GuySuCo preparing Sugar Terminal to capitalise on oil and gas opportunities
The Guyana Sugar Corporation (GuySuCo) is now eyeing the oil and gas sector and has entered into a multi-million-dollar venture to maximise on the opportunities that will be created from the budding petroleum industry.
This new venture will see GuySuCo desilting the river channel alongside its largest berthing facility located at the Demerara Sugar Terminal (DST) in Ruimveldt, Georgetown.
The multi-million-dollar project commenced on May 1, 2021, and is a collaborative initiative between the Maritime Administrative Department (MARAD), Ministry of Public Works and GuySuCo. It is expected to be completed by May 14, 2021. The last time the channel was desilted was in 2014.
The berthing facility is located on the east bank of the Demerara River. It was built with concrete and steel several decades ago and is used by ships transporting sugar for bulk storage at the Demerara Sugar Terminal to be sold on both the local and export markets
But according to the Manager of GuySuCo’s DST, Roger Bradshaw, the facility has the potential to dock large vessels once the desilting process is completed.

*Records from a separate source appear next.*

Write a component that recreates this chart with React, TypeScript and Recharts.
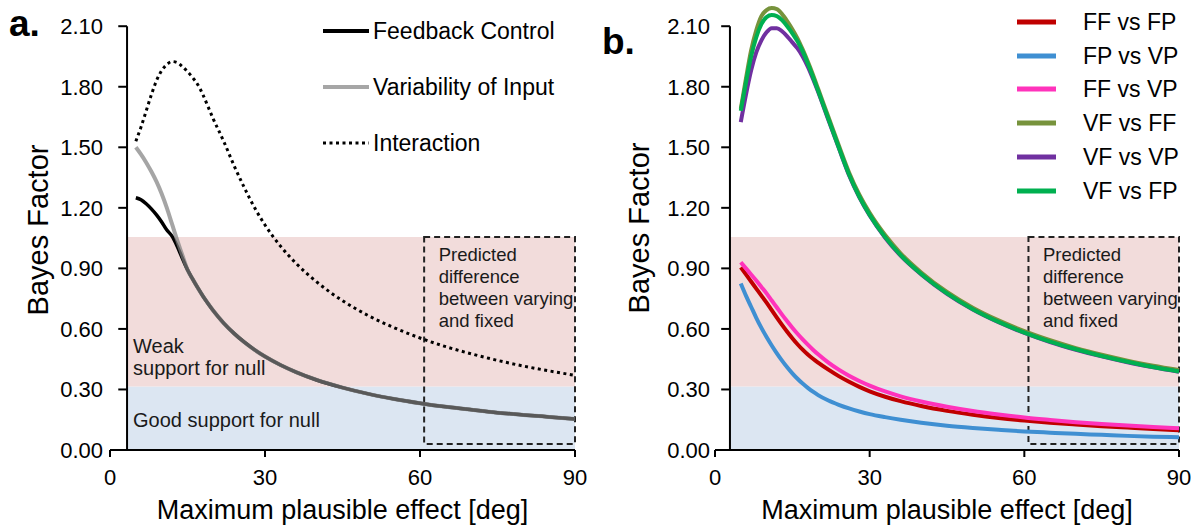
import React from 'react';
import {
  LineChart,
  Line,
  XAxis,
  YAxis,
  ReferenceArea,
  ReferenceLine,
  Legend,
  Customized,
} from 'recharts';

const FONT = '"Liberation Sans", Arial, Helvetica, sans-serif';

// ---------- data ----------
const effect = [5, 6, 7, 8, 9, 10, 11, 12, 13, 14, 15, 16, 17, 18, 19, 20, 22, 24, 26, 28, 30, 33, 36, 40, 45, 50, 55, 60, 65, 70, 75, 80, 85, 90];

const feedbackControl = [1.25, 1.24, 1.22, 1.195, 1.165, 1.13, 1.09, 1.06, 1.01, 0.95, 0.893, 0.847, 0.803, 0.762, 0.725, 0.69, 0.629, 0.578, 0.534, 0.496, 0.463, 0.421, 0.386, 0.347, 0.309, 0.278, 0.253, 0.232, 0.214, 0.199, 0.185, 0.174, 0.164, 0.154];
const variabilityInput = [1.5, 1.465, 1.425, 1.38, 1.33, 1.27, 1.2, 1.12, 1.04, 0.965, 0.893, 0.847, 0.803, 0.762, 0.725, 0.69, 0.629, 0.578, 0.534, 0.496, 0.463, 0.421, 0.386, 0.347, 0.309, 0.278, 0.253, 0.232, 0.214, 0.199, 0.185, 0.174, 0.164, 0.154];
const interaction = [1.53, 1.6, 1.68, 1.76, 1.83, 1.88, 1.91, 1.925, 1.92, 1.9, 1.875, 1.845, 1.81, 1.76, 1.7, 1.64, 1.53, 1.41, 1.3, 1.2, 1.115, 1.01, 0.925, 0.833, 0.74, 0.666, 0.606, 0.555, 0.512, 0.476, 0.444, 0.416, 0.392, 0.37];

const ffVsFp = [0.905, 0.87, 0.835, 0.8, 0.765, 0.73, 0.693, 0.656, 0.62, 0.586, 0.554, 0.524, 0.497, 0.473, 0.452, 0.433, 0.398, 0.366, 0.338, 0.313, 0.291, 0.264, 0.242, 0.218, 0.194, 0.175, 0.159, 0.146, 0.135, 0.126, 0.118, 0.111, 0.104, 0.098];
const fpVsVp = [0.825, 0.765, 0.71, 0.655, 0.605, 0.56, 0.518, 0.479, 0.443, 0.41, 0.38, 0.353, 0.329, 0.308, 0.289, 0.272, 0.245, 0.224, 0.206, 0.191, 0.178, 0.163, 0.15, 0.135, 0.12, 0.109, 0.1, 0.092, 0.086, 0.08, 0.075, 0.07, 0.066, 0.063];
const ffVsVp = [0.93, 0.9, 0.87, 0.84, 0.808, 0.776, 0.741, 0.706, 0.671, 0.638, 0.606, 0.576, 0.548, 0.522, 0.497, 0.474, 0.433, 0.398, 0.368, 0.342, 0.319, 0.29, 0.266, 0.24, 0.214, 0.193, 0.176, 0.161, 0.149, 0.138, 0.129, 0.121, 0.114, 0.108];
const vfVsFf = [1.69, 1.84, 1.98, 2.08, 2.15, 2.18, 2.19, 2.185, 2.16, 2.125, 2.085, 2.04, 1.985, 1.925, 1.86, 1.79, 1.65, 1.51, 1.375, 1.265, 1.175, 1.065, 0.975, 0.88, 0.783, 0.705, 0.642, 0.589, 0.544, 0.505, 0.472, 0.443, 0.418, 0.396];
const vfVsVp = [1.625, 1.76, 1.88, 1.97, 2.03, 2.07, 2.09, 2.09, 2.075, 2.05, 2.02, 1.99, 1.95, 1.9, 1.84, 1.775, 1.635, 1.497, 1.362, 1.252, 1.162, 1.052, 0.963, 0.87, 0.774, 0.696, 0.633, 0.58, 0.535, 0.497, 0.464, 0.435, 0.41, 0.388];
const vfVsFp = [1.68, 1.82, 1.95, 2.045, 2.11, 2.145, 2.155, 2.15, 2.13, 2.1, 2.065, 2.025, 1.975, 1.915, 1.85, 1.78, 1.64, 1.5, 1.365, 1.255, 1.165, 1.055, 0.966, 0.872, 0.776, 0.698, 0.635, 0.582, 0.537, 0.499, 0.466, 0.437, 0.411, 0.389];

const xTicks = [0, 30, 60, 90];
const yTicks = [0, 0.3, 0.6, 0.9, 1.2, 1.5, 1.8, 2.1];

const goodSupportTop = 0.315;
const weakSupportTop = 1.055;
const boxX = [60.8, 90];
const boxY = [0.03, 1.055];

const boxText = ['Predicted', 'difference', 'between varying', 'and fixed'];

const seriesA = [
  { key: 'fc', name: 'Feedback Control', values: feedbackControl, color: '#000000', legendColor: '#000000', width: 3.5, opacity: 1, dash: undefined as string | undefined },
  { key: 'vi', name: 'Variability of Input', values: variabilityInput, color: '#7f7f7f', legendColor: '#a6a6a6', width: 4, opacity: 0.7, dash: undefined as string | undefined },
  { key: 'ix', name: 'Interaction', values: interaction, color: '#000000', legendColor: '#000000', width: 3, opacity: 1, dash: '3 3.5' },
];

const seriesB = [
  { key: 'ffFp', name: 'FF vs FP', values: ffVsFp, color: '#c00000' },
  { key: 'fpVp', name: 'FP vs VP', values: fpVsVp, color: '#3f8fd2' },
  { key: 'ffVp', name: 'FF vs VP', values: ffVsVp, color: '#ff33bb' },
  { key: 'vfFf', name: 'VF vs FF', values: vfVsFf, color: '#77933c' },
  { key: 'vfVp', name: 'VF vs VP', values: vfVsVp, color: '#7030a0' },
  { key: 'vfFp', name: 'VF vs FP', values: vfVsFp, color: '#00b050' },
];

const dataA = effect.map((x, i) => {
  const row: Record<string, number> = { x };
  seriesA.forEach((s) => (row[s.key] = s.values[i]));
  return row;
});
const dataB = effect.map((x, i) => {
  const row: Record<string, number> = { x };
  seriesB.forEach((s) => (row[s.key] = s.values[i]));
  return row;
});

// ---------- helpers ----------
const BandText = (props: any) => {
  const { viewBox, lines, fromBottom, top } = props;
  if (!viewBox) return null;
  const x = viewBox.x + 6;
  return (
    <text fontFamily={FONT} fontSize={20} fill="#1a1a1a">
      {lines.map((l: string, i: number) => {
        const y = fromBottom
          ? viewBox.y + viewBox.height - 11.5 - (lines.length - 1 - i) * 22
          : viewBox.y + top + i * 22;
        return (
          <tspan key={i} x={x} y={y}>
            {l}
          </tspan>
        );
      })}
    </text>
  );
};

const BoxText = (props: any) => {
  const { viewBox } = props;
  if (!viewBox) return null;
  return (
    <text fontFamily={FONT} fontSize={18.5} fill="#1a1a1a">
      {boxText.map((l, i) => (
        <tspan key={i} x={viewBox.x + 14.5} y={viewBox.y + 23.5 + i * 22.3}>
          {l}
        </tspan>
      ))}
    </text>
  );
};

const YTitle = (props: any) => {
  const { cx, cy } = props;
  return (
    <text
      x={cx}
      y={cy}
      transform={`rotate(-90 ${cx} ${cy})`}
      textAnchor="middle"
      dominantBaseline="central"
      fontFamily={FONT}
      fontSize={29}
      fill="#000"
    >
      Bayes Factor
    </text>
  );
};

const axisSegments = (ax: number, tickLen: number) => [
  <ReferenceLine
    key="yaxis"
    segment={[
      { x: ax, y: 0 },
      { x: ax, y: 2.1 },
    ]}
    stroke="#000"
    strokeWidth={2}
    ifOverflow="visible"
  />,
  ...yTicks
    .filter((t) => t > 0)
    .map((t) => (
      <ReferenceLine
        key={'t' + t}
        segment={[
          { x: ax - tickLen, y: t },
          { x: ax, y: t },
        ]}
        stroke="#000"
        strokeWidth={2}
        ifOverflow="visible"
      />
    )),
];

const LegendA = () => (
  <div style={{ position: 'relative', width: 270, height: 140, fontFamily: FONT }}>
    {seriesA.map((s, i) => (
      <div
        key={s.key}
        style={{ position: 'absolute', left: 0, top: i * 56, height: 24, display: 'flex', alignItems: 'center', whiteSpace: 'nowrap' }}
      >
        <svg width={46} height={24} style={{ display: 'block' }}>
          <line x1={0} x2={46} y1={12} y2={12} stroke={s.legendColor} strokeWidth={s.dash ? 3 : 4} strokeDasharray={s.dash} />
        </svg>
        <span style={{ marginLeft: 4, fontSize: 23, lineHeight: '24px', color: '#000' }}>{s.name}</span>
      </div>
    ))}
  </div>
);

const LegendB = () => (
  <div style={{ position: 'relative', width: 170, height: 200, fontFamily: FONT }}>
    {seriesB.map((s, i) => (
      <div
        key={s.key}
        style={{ position: 'absolute', left: 0, top: i * 33.7, height: 24, display: 'flex', alignItems: 'center', whiteSpace: 'nowrap' }}
      >
        <svg width={39} height={24} style={{ display: 'block' }}>
          <line x1={0} x2={39} y1={12} y2={12} stroke={s.color} strokeWidth={5} />
        </svg>
        <span style={{ marginLeft: 27, fontSize: 23, lineHeight: '24px', color: '#000' }}>{s.name}</span>
      </div>
    ))}
  </div>
);

const tickStyle = { fontSize: 22, fill: '#000', fontFamily: FONT };
const xTitle = { value: 'Maximum plausible effect [deg]', position: 'insideBottom' as const, offset: 8, fontSize: 27, fill: '#000', fontFamily: FONT };

export default function App() {
  return (
    <div style={{ position: 'absolute', left: 0, top: 0, width: 1198, height: 527, background: '#fff' }}>
      {/* Panel a */}
      <div style={{ position: 'absolute', left: 0, top: 0 }}>
        <LineChart width={600} height={527} data={dataA} margin={{ top: 2, right: 25, bottom: 0, left: 0 }}>
          <ReferenceArea x1={3.3} x2={90} y1={0} y2={goodSupportTop} fill="#dce6f2" fillOpacity={1} stroke="none"
            label={<BandText lines={['Good support for null']} top={40.5} />} />
          <ReferenceArea x1={3.3} x2={90} y1={goodSupportTop} y2={weakSupportTop} fill="#f2dcdb" fillOpacity={1} stroke="none"
            label={<BandText lines={['Weak', 'support for null']} fromBottom />} />
          <XAxis
            type="number"
            dataKey="x"
            domain={[0, 90]}
            ticks={xTicks}
            height={77}
            tickSize={7}
            tickMargin={12}
            tick={tickStyle}
            axisLine={{ stroke: '#000', strokeWidth: 2 }}
            tickLine={{ stroke: '#000', strokeWidth: 2 }}
            label={xTitle}
          />
          <YAxis
            type="number"
            domain={[0, 2.22]}
            ticks={yTicks}
            width={110}
            axisLine={false}
            tickLine={false}
            tickSize={0}
            tickMargin={7}
            tick={tickStyle}
            tickFormatter={(v: number) => v.toFixed(2)}
          />
          {axisSegments(3.3, 1.7)}
          {seriesA.map((s) => (
            <Line
              key={s.key}
              dataKey={s.key}
              name={s.name}
              type="monotone"
              stroke={s.color}
              strokeOpacity={s.opacity}
              strokeWidth={s.width}
              strokeDasharray={s.dash}
              dot={false}
              activeDot={false}
              isAnimationActive={false}
            />
          ))}
          <ReferenceArea x1={boxX[0]} x2={boxX[1]} y1={boxY[0]} y2={boxY[1]} fill="none" fillOpacity={0}
            stroke="#222" strokeWidth={2} strokeDasharray="6 4" label={<BoxText />} />
          <Legend layout="vertical" align="center" verticalAlign="middle" content={<LegendA />}
            wrapperStyle={{ left: 323, top: 19, width: 270 }} />
          <Customized component={() => <YTitle cx={38} cy={230} />} />
          <Customized component={() => (
            <text x={9} y={36} fontFamily={FONT} fontSize={37} fontWeight="bold" fill="#000">a.</text>
          )} />
        </LineChart>
      </div>

      {/* Panel b */}
      <div style={{ position: 'absolute', left: 600, top: 0 }}>
        <LineChart width={598} height={527} data={dataB} margin={{ top: 2, right: 19, bottom: 0, left: 0 }}>
          <ReferenceArea x1={2.9} x2={90} y1={0} y2={goodSupportTop} fill="#dce6f2" fillOpacity={1} stroke="none" />
          <ReferenceArea x1={2.9} x2={90} y1={goodSupportTop} y2={weakSupportTop} fill="#f2dcdb" fillOpacity={1} stroke="none" />
          <XAxis
            type="number"
            dataKey="x"
            domain={[0, 90]}
            ticks={xTicks}
            height={77}
            tickSize={7}
            tickMargin={12}
            tick={tickStyle}
            axisLine={{ stroke: '#000', strokeWidth: 2 }}
            tickLine={{ stroke: '#000', strokeWidth: 2 }}
            label={xTitle}
          />
          <YAxis
            type="number"
            domain={[0, 2.22]}
            ticks={yTicks}
            width={115}
            axisLine={false}
            tickLine={false}
            tickSize={0}
            tickMargin={5}
            tick={tickStyle}
            tickFormatter={(v: number) => v.toFixed(2)}
          />
          {axisSegments(2.9, 1.7)}
          {seriesB.map((s) => (
            <Line
              key={s.key}
              dataKey={s.key}
              name={s.name}
              type="monotone"
              stroke={s.color}
              strokeWidth={4}
              dot={false}
              activeDot={false}
              isAnimationActive={false}
            />
          ))}
          <ReferenceArea x1={boxX[0]} x2={boxX[1]} y1={boxY[0]} y2={boxY[1]} fill="none" fillOpacity={0}
            stroke="#222" strokeWidth={2} strokeDasharray="6 4" label={<BoxText />} />
          <Legend layout="vertical" align="center" verticalAlign="middle" content={<LegendB />}
            wrapperStyle={{ left: 417, top: 10, width: 170 }} />
          <Customized component={() => <YTitle cx={39} cy={228} />} />
          <Customized component={() => (
            <text x={2} y={54} fontFamily={FONT} fontSize={37} fontWeight="bold" fill="#000">b.</text>
          )} />
        </LineChart>
      </div>
    </div>
  );
}
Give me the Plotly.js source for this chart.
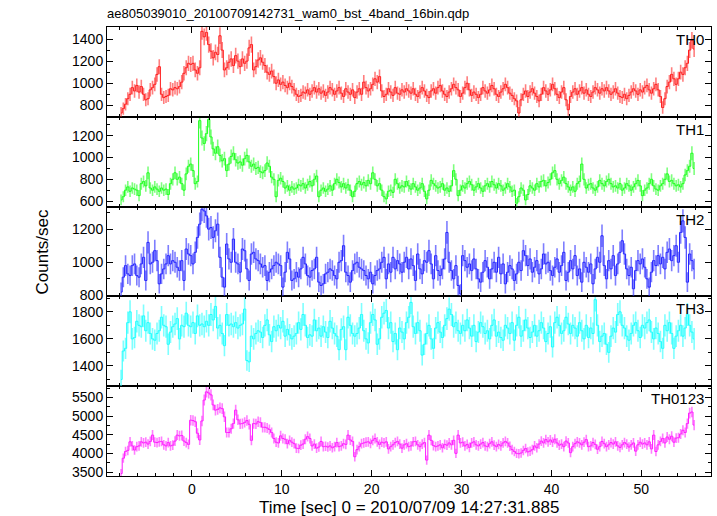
<!DOCTYPE html>
<html><head><meta charset="utf-8">
<script src="https://cdn.plot.ly/plotly-3.0.1.min.js"></script>
<style>html,body{margin:0;padding:0;background:#fff}#chart{width:717px;height:516px}</style>
</head><body><div id="chart"></div>
<script>
// Time bins: 0.25 s bins starting at -8 s (bin centres)
const binStart = -8;
const binWidth = 0.25;

const th0 = [
730,770,810,860,900,960,930,980, 920,970,900,850,860,940,960,990,
1080,1150,900,870,880,890,950,940, 960,950,970,1010,1090,1140,1180,1170,
1180,1120,1090,1140,1470,1420,1460,1350, 1290,1230,1280,1260,1430,1300,1120,1140,
1190,1220,1160,1250,1200,1150,1220,1180, 1200,1320,1350,1120,1150,1210,1230,1190,
1160,1100,1080,1110,1060,1000,1030,990, 1010,980,960,1000,970,940,900,880,
890,920,910,940,900,930,960,920, 950,910,930,890,920,960,940,900,
930,960,910,880,950,920,900,940, 870,920,950,900,1010,960,930,950,
990,1040,1010,1060,930,880,900,950, 920,890,960,910,900,940,920,950,
930,910,950,900,880,920,960,930, 890,870,930,950,910,960,980,930,
900,880,920,950,990,960,940,880, 910,960,1000,940,890,920,900,870,
900,960,930,910,940,980,950,900, 880,920,950,990,960,910,890,860,
840,730,850,900,930,880,920,950, 910,880,840,900,960,930,900,940,
990,950,900,870,920,960,850,760, 880,920,950,900,930,960,910,940,
900,880,920,960,940,910,950,930, 960,930,900,920,950,910,880,870,
900,860,890,920,950,930,900,940, 920,960,980,940,910,950,990,940,
880,780,860,970,1010,1080,1040,990, 1040,1100,1080,1140,1180,1300,1390,1310
];
const th1 = [
610,640,700,730,690,720,710,700, 650,760,780,740,860,720,700,730,
710,690,720,700,710,660,760,800, 860,800,820,760,700,850,920,940,
880,760,780,1340,1180,1130,1220,1350, 1190,1080,1040,1100,1020,970,990,880,
940,1010,1040,980,950,960,930,990, 1020,960,920,940,900,910,870,860,
880,950,920,820,800,640,790,810, 780,720,740,700,730,710,720,750,
740,760,720,750,780,740,800,830, 640,700,720,690,710,740,700,760,
800,770,730,760,720,750,700,640, 690,760,780,750,770,740,790,760,
860,800,740,760,700,640,620,690, 700,680,800,760,720,740,730,780,
740,710,760,730,700,720,760,690, 620,700,790,760,740,720,730,760,
700,720,690,740,880,800,650,700, 740,720,760,780,750,700,730,760,
720,690,740,760,730,780,750,720, 760,740,700,720,760,730,690,700,
580,640,720,700,610,660,740,720, 700,760,730,780,790,740,770,800,
860,880,800,760,790,820,760,730, 700,730,690,760,780,940,800,720,
750,760,720,700,730,790,760,740, 780,800,760,730,740,720,760,700,
720,760,740,700,730,760,790,740, 650,700,720,760,800,740,710,700,
740,760,800,850,780,790,760,740, 750,730,760,840,880,920,1040,900
];
const th2 = [
820,910,980,930,920,980,990,920, 910,990,1030,890,1120,990,1000,1070,
1010,870,930,960,990,1040,990,1010, 1000,970,950,1010,890,1080,1050,1040,
990,1060,1150,1230,1320,1310,1280,1200, 1210,1150,1190,1230,1030,910,850,1110,
1020,1000,1140,1000,990,940,1080,1070, 960,890,1050,1060,1020,1010,990,970,
980,890,940,960,980,1000,990,980, 850,940,1060,1020,890,900,940,910,
960,1030,990,920,910,950,960,1030, 880,860,870,930,940,960,950,920,
900,1000,1010,1100,940,920,880,950, 990,1000,970,960,950,920,900,940,
870,920,950,960,1000,1030,900,990, 940,1030,960,1010,990,940,1000,1030,
960,1020,980,890,1050,960,930,1010, 1000,1070,990,900,1040,950,920,960,
1020,1180,1000,950,900,980,860,810, 1040,1010,970,990,950,1020,960,900,
880,940,1010,970,900,960,1000,940, 1030,930,990,870,940,980,960,890,
930,1000,950,1070,1040,980,1020,940, 970,1010,930,960,1050,990,1000,950,
920,970,1020,940,980,1060,890,940, 1010,960,1040,920,960,880,1000,970,
940,990,870,960,1030,1000,1160,980, 900,1010,960,1040,920,990,1060,1130,
1050,960,920,970,840,950,1010,990, 1020,970,900,850,940,1010,980,1040,
990,1030,960,1060,1080,1010,1040,1100, 1000,1180,1250,1150,880,1050,1010,960
];
const th3 = [
1300,1510,1530,1720,1800,1600,1610,1730, 1700,1690,1770,1660,1720,1640,1600,1590,
1640,1660,1760,1700,1690,1560,1650,1690, 1710,1750,1600,1700,1690,1790,1700,1690,
1720,1640,1770,1700,1710,1690,1730,1700, 1780,1740,1840,1680,1700,1640,1550,1780,
1700,1710,1690,1720,1680,1700,1710,1820, 1440,1430,1620,1600,1640,1660,1650,1610,
1700,1740,1630,1580,1690,1660,1700,1680, 1730,1620,1670,1630,1600,1620,1640,1720,
1670,1780,1700,1610,1630,1620,1740,1660, 1680,1620,1690,1650,1610,1730,1680,1640,
1620,1520,1670,1690,1520,1760,1700,1640, 1620,1640,1680,1780,1660,1600,1570,1720,
1780,1740,1560,1600,1760,1790,1810,1680, 1720,1580,1640,1520,1680,1650,1600,1720,
1760,1870,1690,1640,1720,1660,1480,1560, 1640,1700,1600,1530,1680,1720,1650,1610,
1700,1750,1820,1780,1690,1720,1660,1640, 1700,1660,1740,1680,1620,1700,1580,1650,
1720,1690,1640,1660,1600,1700,1740,1620, 1650,1610,1590,1700,1680,1640,1720,1590,
1700,1760,1620,1660,1740,1680,1610,1650, 1700,1620,1660,1720,1680,1580,1640,1690,
1540,1720,1760,1700,1640,1660,1760,1710, 1640,1700,1680,1620,1720,1660,1600,1700,
1610,1680,1640,1890,1700,1580,1620,1640, 1560,1500,1620,1680,1650,1780,1800,1700,
1680,1620,1590,1640,1700,1720,1660,1610, 1700,1680,1720,1740,1650,1600,1680,1640,
1580,1530,1700,1660,1720,1640,1530,1620, 1660,1700,1620,1680,1780,1700,1650,1600
];
const th0123 = [
3460,3870,4050,4080,4310,4200,4090,4180, 4200,4310,4280,4300,4250,4320,4490,4300,
4290,4310,4320,4230,4200,4290,4200,4220, 4330,4490,4470,4480,4330,4290,4240,4890,
4880,4850,4540,4360,4870,5430,5650,5620, 5570,5300,5160,5180,5220,5200,4980,4560,
4560,4660,4800,5160,4900,4790,4800,4830, 4880,4780,4350,4800,4790,4850,4830,4700,
4700,4680,4640,4560,4400,4300,4280,4470, 4400,4380,4260,4350,4300,4260,4140,4130,
4220,4250,4380,4450,4400,4200,4250,4140, 4170,4320,4180,4190,4170,4200,4150,4180,
4290,4180,4200,4260,4240,4490,4360,4320, 3910,4100,4180,4260,4280,4300,4310,4270,
4350,4400,4310,4240,4300,4280,4310,4120, 4180,4230,4290,4320,4250,4140,4230,4260,
4180,4200,4310,4320,4230,4180,4250,4290, 3820,4490,4350,4210,4180,4200,4230,4150,
4240,4220,4280,4230,4350,4000,4490,4280, 4300,4200,4240,4160,4280,4310,4230,4200,
4250,4290,4200,4180,4260,4310,4220,4180, 4240,4200,4280,4320,4280,4190,4100,4050,
4000,3990,4010,4080,4130,4040,4060,4100, 4200,4150,4250,4330,4280,4370,4310,4360,
4300,4380,4280,4220,4250,4180,4330,4280, 4020,4180,4260,4310,4280,4230,4300,4370,
4180,4200,4290,4240,4110,4180,4320,4260, 4180,4230,4290,4250,4310,4200,4160,4230,
4290,4250,4170,4230,4280,4060,4230,4300, 4250,4280,4230,4310,4120,4490,4050,4230,
4320,4400,4280,4440,4380,4460,4300,4410, 4420,4520,4620,4560,4800,5080,5110,4760
];

const bandNames = ["TH0", "TH1", "TH2", "TH3", "TH0123"];
const bandSeries = [th0, th1, th2, th3, th0123];
const bandColors = ["#ff1a1a", "#1aff1a", "#2222ff", "#1affff", "#ff1aff"];
const barColors = ["rgba(255,40,40,0.6)", "rgba(40,255,40,0.6)", "rgba(40,40,255,0.6)", "rgba(40,255,255,0.6)", "rgba(255,40,255,0.6)"];
const yRanges = [[696,1509],[549,1375],[794,1336],[1250,1914],[3393,5802]];
const yDticks = [200, 200, 200, 200, 500];
const yMinor = [100, 100, 100, 100, 250];

const time = th0.map((_, i) => binStart + binWidth * (i + 0.5));
const FONT = "Liberation Sans, Arial, Helvetica, sans-serif";

const traces = [];
const layout = {
  width: 717, height: 516,
  margin: {l: 107, r: 6, t: 27, b: 40},
  paper_bgcolor: "#fff", plot_bgcolor: "#fff",
  showlegend: false,
  font: {family: FONT, size: 14, color: "#000"},
  title: {text: "ae805039010_20100709142731_wam0_bst_4band_16bin.qdp",
          x: 107/717, xref: "container", xanchor: "left",
          y: 1 - 13/516, yref: "container", yanchor: "middle",
          font: {family: FONT, size: 13, color: "#000"}},
  annotations: []
};

// panel k: 0 = top (TH0) ... 4 = bottom (TH0123); axis index n = 5 - k
for (let k = 0; k < 5; k++) {
  const n = 5 - k;
  const ax = n === 1 ? "" : String(n);
  const vals = bandSeries[k];
  traces.push({
    type: "scatter", mode: "lines",
    x: time, y: vals,
    xaxis: "x" + ax, yaxis: "y" + ax,
    line: {shape: "hvh", width: 1, color: bandColors[k]},
    error_y: {type: "data", array: vals.map(v => Math.sqrt(v / binWidth)), width: 0, thickness: 1.6, color: barColors[k]},
    hoverinfo: "skip"
  });
  const d0 = (n - 1) * 0.2, d1 = n * 0.2;
  layout["xaxis" + ax] = {
    domain: [0, 1], anchor: "y" + ax,
    range: [-9.44, 57.75],
    matches: n === 1 ? undefined : "x",
    tick0: 0, dtick: 10, ticks: "inside", ticklen: 6, tickcolor: "#000", tickwidth: 1,
    minor: {ticks: "inside", dtick: 2, tick0: 0, ticklen: 3, tickcolor: "#000", showgrid: false},
    showticklabels: n === 1,
    tickfont: {family: FONT, size: 14, color: "#000"},
    showline: true, linecolor: "#000", linewidth: 1, mirror: "allticks",
    showgrid: false, zeroline: false
  };
  layout["yaxis" + ax] = {
    domain: [d0, d1], anchor: "x" + ax,
    range: yRanges[k],
    tick0: 0, dtick: yDticks[k], ticks: "inside", ticklen: 6, tickcolor: "#000", tickwidth: 1,
    minor: {ticks: "inside", dtick: yMinor[k], tick0: 0, ticklen: 3, tickcolor: "#000", showgrid: false},
    tickfont: {family: FONT, size: 14, color: "#000"},
    showline: true, linecolor: "#000", linewidth: 1, mirror: "allticks",
    showgrid: false, zeroline: false
  };
  layout.annotations.push({
    text: bandNames[k], showarrow: false,
    xref: "paper", x: 1, xanchor: "right", xshift: -5,
    yref: "y" + ax + " domain", y: 1, yanchor: "top", yshift: -2,
    font: {family: FONT, size: 15, color: "#000"}
  });
}

layout.annotations.push({
  text: "Counts/sec", showarrow: false, textangle: -90,
  xref: "paper", x: 0, xanchor: "center", xshift: -65,
  yref: "paper", y: 0.5, yanchor: "middle",
  font: {family: FONT, size: 17, color: "#000"}
});
layout.annotations.push({
  text: "Time [sec] 0 = 2010/07/09 14:27:31.885", showarrow: false,
  xref: "paper", x: 0.5, xanchor: "center",
  yref: "paper", y: 0, yanchor: "middle", yshift: -31,
  font: {family: FONT, size: 17, color: "#000"}
});

Plotly.newPlot("chart", traces, layout, {displayModeBar: false, staticPlot: true});
</script>
</body></html>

Further, Bradshaw lauded the initiative to desilt the river channel, noting that this is very much needed since the huge deposit of silt was affecting the operational efficiency at the Demerara Sugar Terminal. He explained that this sometimes results in an increased operational cost to offload or load a vessel.
“During low tides, we cease operations and wait until the water rises during high tide for us to complete our tasks whether its offloading or loading a vessel,” the DST Manager stated in a missive from GuySuCo on Friday.
Nevertheless, Bradshaw said there will be a significant increase in operational efficiency due to the reduced number of stoppages as a result of the built-up silt.
On completion of the desilting process, ships with a maximum length of 400 metres and a draft of 7 metres can berth at the DST facility.
This venture is integral to GuySuCo’s Strategic Plan to maximise the usage of all its facilities to become economically viable once again. As such, GuySuCo intends to extend the services offered at the Demerara Sugar Terminal in wake of the increasing demand for such services by Guyana’s emerging oil and gas sector.
In keeping with its promise to revive the cash-strapped sugar industry, the PPP/C Government, since taking office, has injected some $7 billion into the sugar industry – $5 billion in the 2020 Emergency Budget and a further $2 billion in the 2021 budget – to help in the turnaround of the sector. Additionally, another $200 million was recently given to GuySuCo for a one-off retroactive payment to sugar workers.
However, even as Government continues to come to the rescue of the sugar industry, which was downsized by the APNU/AFC Administration, the current management of GuySuCo is hoping to move away from its reliance on the State.
During an interview with Guyana Times back in February, Chief Executive Officer, Sasenarine Singh said they want to make enough money so that GuySuCo is able to self-generate its revenue and pay for itself.
“The way we can navigate out of this pain is to bring more cash onto the table. And the only way we can do that – we cannot continue this model of running to the treasury and saying we want more, we want more – we have to self-generate more revenue,” the CEO said.
“And that’s why we have to be very careful how we expand operations. Operations have to be done carefully. And once it’s done carefully, we create the market at the value-added level to push off that production, rather than produce and stop… 2021 is a key year. And we’re turning this whole business to being more resilient.”
Meanwhile, Agriculture Minister Zulfikar Mustapha has said that GuySuCo needs to explore several possibilities for sugar, including producing white sugar, and exporting to the Caribbean market and distilleries, among its plans to revive the industry. As such, ethanol production and agro-energy are being considered.
Diversification of the sugar industry has been one of the methods pushed by the PPP even while in opposition.
This was when the former Government had closed the Wales Estate in 2016, and subsequently shut down the Enmore, Rose Hall and Skeldon estates, leaving only the Uitvlugt, Blairmont and Albion estates operating.
However, the monies allocated to GuySuCo last year in the PPP/C’s emergency budget was for the phased reopening of the latter three estates that were closed.